Just as in Achebe’s proverb, too much unyielding bravado can lead to one’s downfall. Whether it’s reading a staggering number of books or persisting in a career path that no longer serves us, sometimes we need the courage—or ‘cowardice,’ to use Achebe’s words—to yield. In many battles, a quiet retreat is not the shameful opposite of bravery; it can be a strategic move toward wholeness and longevity. We remain in our own ‘compounds,’ intact and ready to rebuild, rather than ending up in metaphorical ruins.

But here’s what I’ve gained in exchange for my metrics: the ability to quote lines that changed me, to feel stories in my bones, and to let books alter my way of seeing the world. I’ve learned that wisdom often comes disguised as surrender, that growth happens in the spaces between measurements, and that sometimes the most courageous act is to stop proving our courage.

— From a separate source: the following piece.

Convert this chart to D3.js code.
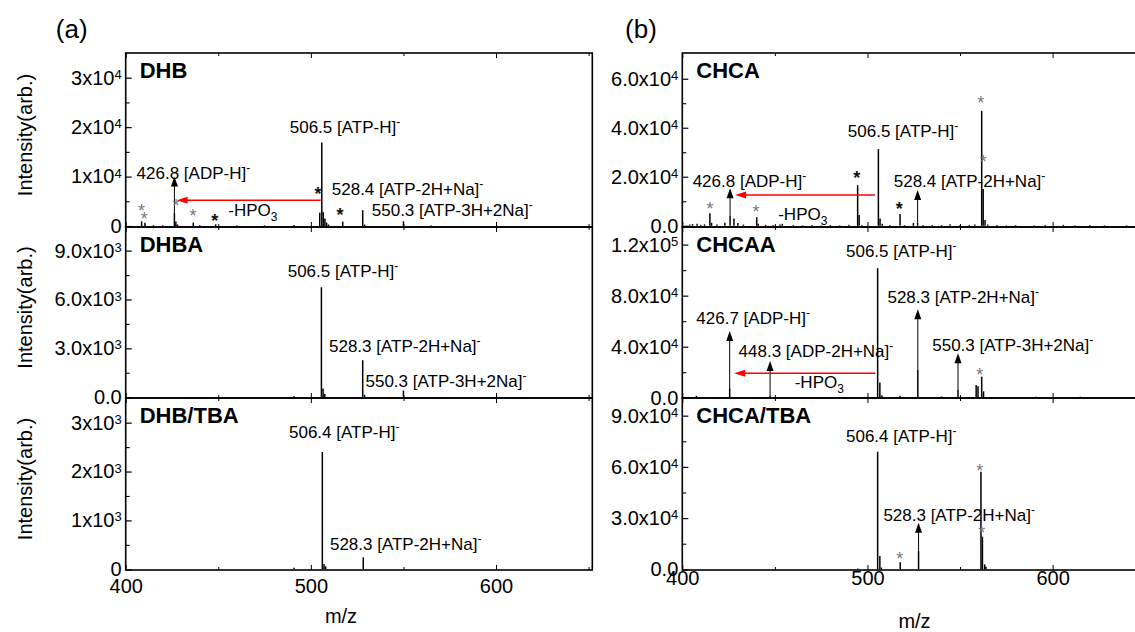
<!DOCTYPE html>
<html><head><meta charset="utf-8">
<script src="https://cdn.jsdelivr.net/npm/d3@7"></script>
<style>
html,body{margin:0;padding:0;background:#fff;}
svg{display:block;font-family:"Liberation Sans",Arial,Helvetica,sans-serif;}
</style></head><body>
<svg id="chart" width="1135" height="632"></svg>
<script>
// ---------- data ----------
const mzDomain = [400, 652];
const xTicksMajor = [400, 500, 600];
const xTicksMinor = [450, 550, 650];
const xTickLabels = ["400", "500", "600"];
const panelTitles = ["DHB", "DHBA", "DHB/TBA", "CHCA", "CHCAA", "CHCA/TBA"];
const groupLabels = ["(a)", "(b)"];
const yTitle = "Intensity(arb.)";
const xTitle = "m/z";

// DHB
const dhbPeaks = [[408.6,950],[410.4,650],[415.0,150],[420.0,120],[426.3,2600],[427.1,900],[428.0,300],[436.5,700],[440.0,150],[448.6,350],[460.0,120],[475.0,120],[490.9,200],[504.8,2700],[505.9,16900],[506.7,2800],[507.6,1500],[508.5,700],[509.5,300],[517.2,900],[528.0,3200],[529.0,300],[550.0,950],[565.0,100]];
const dhbYDomain = [-200, 35000];
const dhbYTicks = [0, 10000, 20000, 30000];
const dhbYMinor = [5000, 15000, 25000];
const dhbYLabels = [["0",""],["1x10","4"],["2x10","4"],["3x10","4"]];
const dhbLabels = [[488.6,18750,"506.5 [ATP-H]"],[405.9,9500,"426.8 [ADP-H]"],[511.3,6270,"528.4 [ATP-2H+Na]"],[532.9,2025,"550.3 [ATP-3H+2Na]"]];
const dhbArrows = [[426.3,2600,10000]];
const dhbRedArrows = [[505.3,427.5,5200]];
const dhbHpo = [[455.4,2025]];
const dhbStars = [[408.6,3900,"g"],[410.0,2170,"g"],[427.2,4860,"g"],[436.3,2900,"g"],[448.1,1820,"b"],[503.9,7230,"b"],[515.7,3040,"b"]];

// DHBA
const dhbaPeaks = [[490.9,60],[505.7,6750],[506.6,530],[507.5,200],[528.0,2270],[529.0,150],[550.0,410]];
const dhbaYDomain = [-50, 10450];
const dhbaYTicks = [0, 3000, 6000, 9000];
const dhbaYMinor = [1500, 4500, 7500];
const dhbaYLabels = [["0.0",""],["3.0x10","3"],["6.0x10","3"],["9.0x10","3"]];
const dhbaLabels = [[487.5,7360,"506.5 [ATP-H]"],[509.8,2790,"528.3 [ATP-2H+Na]"],[529.5,640,"550.3 [ATP-3H+2Na]"]];

// DHB/TBA
const dhbTbaPeaks = [[490.9,30],[506.2,2400],[507.1,110],[508.0,60],[528.3,245]];
const dhbTbaYDomain = [-15, 3505];
const dhbTbaYTicks = [0, 1000, 2000, 3000];
const dhbTbaYMinor = [500, 1500, 2500];
const dhbTbaYLabels = [["0",""],["1x10","3"],["2x10","3"],["3x10","3"]];
const dhbTbaLabels = [[488.2,2680,"506.4 [ATP-H]"],[510.3,394,"528.3 [ATP-2H+Na]"]];

// CHCA
const chcaPeaks = [[404,500],[405.5,700],[408,800],[410,400],[412,600],[414.9,5100],[415.8,1200],[418.7,500],[423,1200],[425.8,4000],[427.9,3000],[430,1100],[433,500],[440.2,3500],[441,800],[445,400],[449,300],[452.8,500],[454,800],[460,300],[465,200],[470,300],[475,200],[480,300],[485,200],[490,400],[494.7,16600],[495.5,4400],[497,300],[505.9,31300],[506.8,3000],[508,800],[512,300],[517.6,4800],[520,300],[524.8,1100],[527.1,1300],[530,300],[535,300],[540,300],[544.6,600],[550,300],[555,300],[558,500],[561.7,46900],[562.5,15000],[563.5,2400],[565,500],[570,300],[575,200],[580,300],[590,200],[596,300],[605.8,400],[612,200],[620,300],[628,200],[640,200]];
const chcaYDomain = [-500, 70500];
const chcaYTicks = [0, 20000, 40000, 60000];
const chcaYMinor = [10000, 30000, 50000];
const chcaYLabels = [["0.0",""],["2.0x10","4"],["4.0x10","4"],["6.0x10","4"]];
const chcaLabels = [[489.4,36350,"506.5 [ATP-H]"],[405.6,15700,"426.8 [ADP-H]"],[514.2,15700,"528.4 [ATP-2H+Na]"]];
const chcaArrows = [[425.8,4000,15290],[527.1,1300,14600]];
const chcaRedArrows = [[504.1,428.5,12560]];
const chcaHpo = [[451.8,2356]];
const chcaStars = [[414.9,8480,"g"],[439.8,7130,"g"],[494.2,21130,"b"],[517.2,8480,"b"],[561.2,51600,"g"],[562.6,27780,"g"]];

// CHCAA
const chcaaPeaks = [[407.6,1500],[425.6,7400],[447.4,1500],[505.5,101500],[506.7,12000],[507.8,2000],[517.6,1500],[527.2,21700],[540,1000],[548.9,6000],[558.7,10000],[559.7,9000],[561.7,16500],[562.7,5000],[591,800],[615,800]];
const chcaaYDomain = [-200, 133800];
const chcaaYTicks = [0, 40000, 80000, 120000];
const chcaaYMinor = [20000, 60000, 100000];
const chcaaYLabels = [["0.0",""],["4.0x10","4"],["8.0x10","4"],["1.2x10","5"]];
const chcaaLabels = [[488.4,110070,"506.5 [ATP-H]"],[510.8,74000,"528.3 [ATP-2H+Na]"],[407.6,57800,"426.7 [ADP-H]"],[430.4,32170,"448.3 [ADP-2H+Na]"],[535.0,36870,"550.3 [ATP-3H+2Na]"]];
const chcaaArrows = [[425.6,7400,52300],[447.4,1500,28800],[527.2,21700,69300],[548.9,6000,34830]];
const chcaaRedArrows = [[504.3,428.0,19160]];
const chcaaHpo = [[460.7,7400]];
const chcaaStars = [[560.7,21200,"g"]];

// CHCA/TBA
const chcaTbaPeaks = [[494.8,500],[505.5,68900],[506.7,7800],[507.5,1000],[517.7,4100],[527.6,10700],[561.3,57200],[562.1,19100],[563.3,2900],[564.0,1500]];
const chcaTbaYDomain = [-400, 100350];
const chcaTbaYTicks = [0, 30000, 60000, 90000];
const chcaTbaYMinor = [15000, 45000, 75000];
const chcaTbaYLabels = [["0.0",""],["3.0x10","4"],["6.0x10","4"],["9.0x10","4"]];
const chcaTbaLabels = [[488.4,74750,"506.4 [ATP-H]"],[508.6,28480,"528.3 [ATP-2H+Na]"]];
const chcaTbaArrows = [[527.6,10700,27300]];
const chcaTbaStars = [[517.4,8390,"g"],[560.7,60100,"g"],[561.7,23440,"g"]];

// ---------- layout ----------
const colX0 = [125.7, 682.3];
const plotW = 466.6;
const rowTop = [53, 227, 398];
const rowH = [174, 171, 172];
const FONT = '"Liberation Sans",Arial,Helvetica,sans-serif';

const panels = [
  {col:0,row:0,peaks:dhbPeaks,yDomain:dhbYDomain,yTicks:dhbYTicks,yMinor:dhbYMinor,yLabels:dhbYLabels,labels:dhbLabels,arrows:dhbArrows,red:dhbRedArrows,hpo:dhbHpo,stars:dhbStars},
  {col:0,row:1,peaks:dhbaPeaks,yDomain:dhbaYDomain,yTicks:dhbaYTicks,yMinor:dhbaYMinor,yLabels:dhbaYLabels,labels:dhbaLabels,arrows:[],red:[],hpo:[],stars:[]},
  {col:0,row:2,peaks:dhbTbaPeaks,yDomain:dhbTbaYDomain,yTicks:dhbTbaYTicks,yMinor:dhbTbaYMinor,yLabels:dhbTbaYLabels,labels:dhbTbaLabels,arrows:[],red:[],hpo:[],stars:[]},
  {col:1,row:0,peaks:chcaPeaks,yDomain:chcaYDomain,yTicks:chcaYTicks,yMinor:chcaYMinor,yLabels:chcaYLabels,labels:chcaLabels,arrows:chcaArrows,red:chcaRedArrows,hpo:chcaHpo,stars:chcaStars},
  {col:1,row:1,peaks:chcaaPeaks,yDomain:chcaaYDomain,yTicks:chcaaYTicks,yMinor:chcaaYMinor,yLabels:chcaaYLabels,labels:chcaaLabels,arrows:chcaaArrows,red:chcaaRedArrows,hpo:chcaaHpo,stars:chcaaStars},
  {col:1,row:2,peaks:chcaTbaPeaks,yDomain:chcaTbaYDomain,yTicks:chcaTbaYTicks,yMinor:chcaTbaYMinor,yLabels:chcaTbaYLabels,labels:chcaTbaLabels,arrows:chcaTbaArrows,red:[],hpo:[],stars:chcaTbaStars}
];
panels.forEach((p,i)=>{ p.title = panelTitles[i]; });

const svg = d3.select("#chart");

panels.forEach(p => {
  const x0 = colX0[p.col], top = rowTop[p.row], h = rowH[p.row];
  const x = d3.scaleLinear().domain(mzDomain).range([x0, x0 + plotW]);
  const y = d3.scaleLinear().domain(p.yDomain).range([top + h, top]);
  const g = svg.append("g");

  // peaks
  g.selectAll("line.peak").data(p.peaks).join("line").attr("class","peak")
    .attr("x1", d => x(d[0])).attr("x2", d => x(d[0]))
    .attr("y1", y(0)).attr("y2", d => y(d[1]))
    .attr("stroke", "#000").attr("stroke-width", 1.5);

  // black arrows
  g.selectAll("line.arr").data(p.arrows).join("line").attr("class","arr")
    .attr("x1", d => x(d[0])).attr("x2", d => x(d[0]))
    .attr("y1", d => y(d[1])).attr("y2", d => y(d[2]) + 8)
    .attr("stroke", "#000").attr("stroke-width", 1);
  g.selectAll("path.ah").data(p.arrows).join("path").attr("class","ah")
    .attr("d", d => { const ax = x(d[0]), ay = y(d[2]); return `M${ax},${ay}L${ax-3.5},${ay+10}L${ax+3.5},${ay+10}Z`; })
    .attr("fill", "#000");

  // red arrows
  g.selectAll("line.red").data(p.red).join("line").attr("class","red")
    .attr("x1", d => x(d[0])).attr("x2", d => x(d[1]) + 8)
    .attr("y1", d => y(d[2])).attr("y2", d => y(d[2]))
    .attr("stroke", "#ff0000").attr("stroke-width", 1.5);
  g.selectAll("path.rh").data(p.red).join("path").attr("class","rh")
    .attr("d", d => { const ax = x(d[1]), ay = y(d[2]); return `M${ax},${ay}L${ax+11},${ay-3.5}L${ax+11},${ay+3.5}Z`; })
    .attr("fill", "#ff0000");

  // peak labels
  g.selectAll("text.lab").data(p.labels).join("text").attr("class","lab")
    .attr("x", d => x(d[0])).attr("y", d => y(d[1]))
    .attr("font-size", 17).attr("fill", "#000")
    .each(function(d){
      const t = d3.select(this);
      t.append("tspan").text(d[2]);
      t.append("tspan").attr("dy", -7).attr("font-size", 12).text("-");
    });

  // -HPO3
  g.selectAll("text.hpo").data(p.hpo).join("text").attr("class","hpo")
    .attr("x", d => x(d[0])).attr("y", d => y(d[1]))
    .attr("font-size", 17).attr("fill", "#000")
    .each(function(){
      const t = d3.select(this);
      t.append("tspan").text("-HPO");
      t.append("tspan").attr("dy", 5).attr("font-size", 12).text("3");
    });

  // asterisks
  g.selectAll("text.star").data(p.stars).join("text").attr("class","star")
    .attr("x", d => x(d[0])).attr("y", d => y(d[1]) + 10)
    .attr("text-anchor", "middle").attr("font-size", 18)
    .attr("font-weight", d => d[2] === "g" ? "normal" : "bold")
    .attr("fill", d => d[2] === "g" ? "#7a7a7a" : "#111")
    .text("*");

  // frame
  g.append("rect").attr("x", x0).attr("y", top).attr("width", plotW).attr("height", h)
    .attr("fill", "none").attr("stroke", "#000").attr("stroke-width", 1.6);

  // y axis major
  const yg = g.append("g").attr("transform", `translate(${x0},0)`)
    .call(d3.axisLeft(y).tickValues(p.yTicks).tickSize(-6).tickPadding(4).tickFormat(""));
  yg.select(".domain").remove();
  yg.attr("font-family", FONT).attr("font-size", 20);
  yg.selectAll(".tick line").attr("stroke-width", 1.2);
  yg.selectAll(".tick text").attr("fill", "#000").each(function(d, i){
    const t = d3.select(this);
    const lab = p.yLabels[i];
    t.text(null);
    t.append("tspan").text(lab[0]);
    if (lab[1]) t.append("tspan").attr("dy", "-0.45em").attr("font-size", 13).text(lab[1]);
  });
  // y axis minor
  const ym = g.append("g").attr("transform", `translate(${x0},0)`)
    .call(d3.axisLeft(y).tickValues(p.yMinor).tickSize(-4).tickFormat(""));
  ym.select(".domain").remove();
  ym.selectAll(".tick line").attr("stroke-width", 1.1);

  // x ticks bottom & top
  const xb = g.append("g").attr("transform", `translate(0,${top + h})`)
    .call(d3.axisBottom(x).tickValues(xTicksMajor).tickSize(-5).tickPadding(p.col === 0 ? 9 : 1)
      .tickFormat((d, i) => p.row === 2 ? xTickLabels[i] : ""));
  xb.select(".domain").remove();
  xb.attr("font-family", FONT).attr("font-size", 20);
  xb.selectAll(".tick text").attr("fill", "#000");
  const xbm = g.append("g").attr("transform", `translate(0,${top + h})`)
    .call(d3.axisBottom(x).tickValues(xTicksMinor).tickSize(-3).tickFormat(""));
  xbm.select(".domain").remove();
  const xt = g.append("g").attr("transform", `translate(0,${top})`)
    .call(d3.axisTop(x).tickValues(xTicksMajor).tickSize(-5).tickFormat(""));
  xt.select(".domain").remove();
  const xtm = g.append("g").attr("transform", `translate(0,${top})`)
    .call(d3.axisTop(x).tickValues(xTicksMinor).tickSize(-3).tickFormat(""));
  xtm.select(".domain").remove();

  // panel title
  g.append("text").attr("x", x0 + 14).attr("y", top + 25)
    .attr("font-size", 22).attr("font-weight", "bold").attr("fill", "#000")
    .text(p.title);

  // y title (left column only)
  if (p.col === 0) {
    const cy = top + h / 2 - 5;
    g.append("text").attr("transform", `translate(32,${cy}) rotate(-90)`)
      .attr("text-anchor", "middle").attr("font-size", 20).attr("fill", "#000")
      .text(yTitle);
  }
});

// group labels
svg.append("text").attr("x", 71.7).attr("y", 38).attr("text-anchor", "middle")
  .attr("font-size", 26).text(groupLabels[0]);
svg.append("text").attr("x", 641).attr("y", 38).attr("text-anchor", "middle")
  .attr("font-size", 26).text(groupLabels[1]);

// x titles
svg.append("text").attr("x", 341).attr("y", 623).attr("text-anchor", "middle")
  .attr("font-size", 20).text(xTitle);
svg.append("text").attr("x", 914.5).attr("y", 628).attr("text-anchor", "middle")
  .attr("font-size", 20).text(xTitle);
</script></body></html>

Today, when people ask how many books I’ve read this year, I confess I haven’t kept track. Reactions vary from bewilderment while others nod in slow recognition of a truth they sense too. Without the metrics, I savour words more deeply, remember resonant lines, and let stories affect me in ways that can’t be tallied on a chart. My pace is no longer frantic but measured, often leading me to revisit certain books instead of perpetually chasing new ones.

So I stand in my own ‘coward’s compound,’ reflecting on the illusions I once chased so fervently. Instead of feeling shame, I feel gratitude. By letting go of the games that demanded perpetual striving, I made room for a gentler but more authentic growth. My shelves—physical and digital—are still brimming with stories waiting to be discovered, yet they no longer loom like unfinished tasks. They beckon with the promise of exploration, not obligation.

The greatest wisdom, I’ve found, lies not in knowing how to win, but in knowing which games to play, which to abandon, and how to tell the difference. Sometimes the only way to win is not to play—and in that choice lies a different kind of victory, one that transforms not just the game, but the player as well.